My tizzy state of mind has mellowed considerably but that's no reason not finish up my 3rd tizzyness installment so ....
Coincidentally, Mike Johnston's recent TOP entry, Print to Save, kinda pulled his chestnuts out of the fire relative to my final stuck-in-my-craw entry. That is, in Johnston's entry, Changin' Times (which incited my tizzyness), he wrote that "....making a Blurb book, fun and satisfying as it might be, isn't really what I mean by "a book."
In the context of his entry, "a book" is one that is printing-press printed in numbers of 3K+. Such a book is/was "...the primary way photographers communicate" their work to the world-or a 3K segment of the world (if the edition sells out). According to Johnston, a POD book doesn't serve the same function. Or, only in such a limited fashion, re: an audience of family and friends, that "doesn't serve the same purpose" because it doesn't "encompasses the possibility of meaningful, widespread communication".
As a dedicated believer in the value of POD photobooks, I took umbrage, specifically, with the idea that such books lack "the possibility of meaningful, widespread communication." While he may have a point, re: widespread communication, he is unequivocally wrong on the lack of "meaningful" communication.....
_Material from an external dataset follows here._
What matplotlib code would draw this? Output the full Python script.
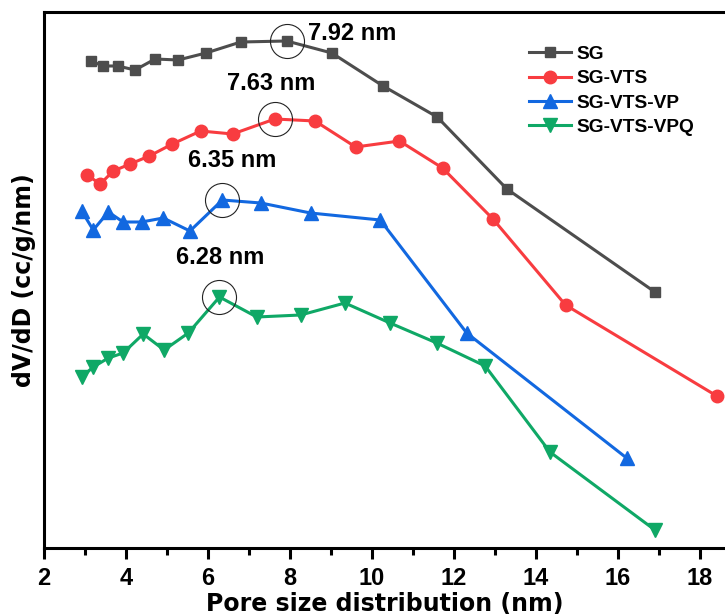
import numpy as np
import matplotlib
matplotlib.use("Agg")
import matplotlib.pyplot as plt

# pore size (nm) and dV/dD (arb. units) for each sample
sg_x = [3.15, 3.44, 3.80, 4.22, 4.71, 5.27, 5.95, 6.80, 7.92, 9.02, 10.27, 11.59, 13.29, 16.90]
sg_y = [0.487, 0.482, 0.482, 0.478, 0.489, 0.488, 0.495, 0.506, 0.507, 0.495, 0.462, 0.431, 0.359, 0.256]

vts_x = [3.05, 3.37, 3.69, 4.10, 4.57, 5.13, 5.82, 6.60, 7.63, 8.61, 9.60, 10.67, 11.72, 12.95, 14.72, 18.41]
vts_y = [0.373, 0.364, 0.377, 0.384, 0.392, 0.404, 0.417, 0.414, 0.429, 0.427, 0.401, 0.407, 0.380, 0.329, 0.243, 0.152]

vp_x = [2.92, 3.20, 3.57, 3.93, 4.38, 4.91, 5.56, 6.35, 7.29, 8.50, 10.20, 12.31, 16.21]
vp_y = [0.337, 0.318, 0.336, 0.326, 0.326, 0.330, 0.317, 0.348, 0.345, 0.335, 0.328, 0.215, 0.090]

vpq_x = [2.92, 3.20, 3.57, 3.93, 4.42, 4.93, 5.52, 6.28, 7.19, 8.26, 9.34, 10.44, 11.58, 12.76, 14.34, 16.90]
vpq_y = [0.171, 0.181, 0.190, 0.195, 0.214, 0.198, 0.215, 0.251, 0.231, 0.233, 0.245, 0.225, 0.205, 0.182, 0.096, 0.018]

labels = ["SG", "SG-VTS", "SG-VTS-VP", "SG-VTS-VPQ"]
colors = ["#4d4d4d", "#f83c40", "#1268e0", "#0fa866"]
markers = ["s", "o", "^", "v"]
msizes = [7.5, 9, 9.5, 9.5]

# peak positions that get circled and labelled
peak_x = [7.92, 7.63, 6.35, 6.28]
label_offsets = [(65, 8), (-4, 36), (10, 40), (1, 40)]

series = [(sg_x, sg_y), (vts_x, vts_y), (vp_x, vp_y), (vpq_x, vpq_y)]

fig = plt.figure(figsize=(7.25, 6.16), dpi=100)
ax = fig.add_axes([44 / 725, 1 - 548 / 616, 681 / 725, 536 / 616])

for (x, y), lab, c, m, ms in zip(series, labels, colors, markers, msizes):
    ax.plot(x, y, color=c, marker=m, markersize=ms, linewidth=2.2,
            label=lab, clip_on=False)

for (x, y), px, off in zip(series, peak_x, label_offsets):
    py = y[x.index(px)]
    ax.plot(px, py, marker="o", markersize=24.5, markerfacecolor="none",
            markeredgecolor="#222222", markeredgewidth=0.8, clip_on=False)
    ax.annotate("%.2f nm" % px, (px, py), xytext=off, textcoords="offset pixels",
                ha="center", va="center", fontsize=17, fontweight="bold",
                family="Liberation Sans")

ax.set_xlim(2, 2 + 681 / 41)
ax.set_ylim(0, 0.536)

ax.set_xticks(np.arange(2, 19, 2))
ax.set_xticks(np.arange(3, 19, 2), minor=True)
ax.set_yticks([])
ax.tick_params(axis="x", which="major", direction="out", length=8, width=2.2, pad=6)
ax.tick_params(axis="x", which="minor", direction="out", length=5, width=2.2)
for t in ax.get_xticklabels():
    t.set_fontfamily("Liberation Sans")
    t.set_fontweight("bold")
    t.set_fontsize(17)

ax.spines["right"].set_visible(False)
for s in ["left", "bottom", "top"]:
    ax.spines[s].set_linewidth(2.2)

ax.set_xlabel("Pore size distribution (nm)", fontsize=17, fontweight="bold", labelpad=1)
ax.set_ylabel("dV/dD (cc/g/nm)", fontsize=17, fontweight="bold", labelpad=6)

ax.legend(loc="upper left", bbox_to_anchor=(0.698, 0.955), frameon=False,
          borderpad=0, handlelength=2.2, handletextpad=0.26, labelspacing=0.36,
          prop={"family": "Liberation Sans", "weight": "bold", "size": 13.8})

fig.savefig("out.png", dpi=100)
.....I have 20 hardbound POD photobooks of my pictures. Most are comprised of my "fine art" work (that is, work make with art intentions) defined by theme. A few are "annuals" - compilations of year's work. And, a few more are albums of vaction travels. In increasing numbers, I am adding to that total with the creation of what could most accurately be called family photo albums.
I began the family album creation-and started deliberately making and printing family album snapshots-after reading this passage from the book, The Art of the American Snapshot:
The Museum of Modern Art mounted an exhibition of 350 photographs in 1944 called The American Snapshot....While most reviewers asserted that the exhibition was severely comprimised [the pictures had been cropped and reprinted], they also insisted that the pictures "constitute the most vital, most dynamic, most interesting and worthwhile photographic exhibition ever assembled by the Museum of Modern Art. Praised as being "without artistic prentention" and coming "nearer to acheiving the stature of true art than any of the inbred preciosities in the museum's permanent collection of in any of its previous shows," the photographs were applauded as "honest, realistic, human and articulate." (bold type my emphasis)
This passage, and the book taken as a whole, was a bit of an epiphany for me inasmuch as, while my hardbound POD "fine art" photobooks were, and continue to be, an attempt to print my work in a manner that is likely to be preserved and handed down, I came to realize that my take on family picture albums will be far more treasured than my "fine art" photobooks.
Now, if creating pictures that are "honest, realistic, human and articulate" and making photobooks-which by extention, are also "honest, realistic, human and articulate"-comprised of those pictures is not a form of "meaningful" communication, then I must be a fool.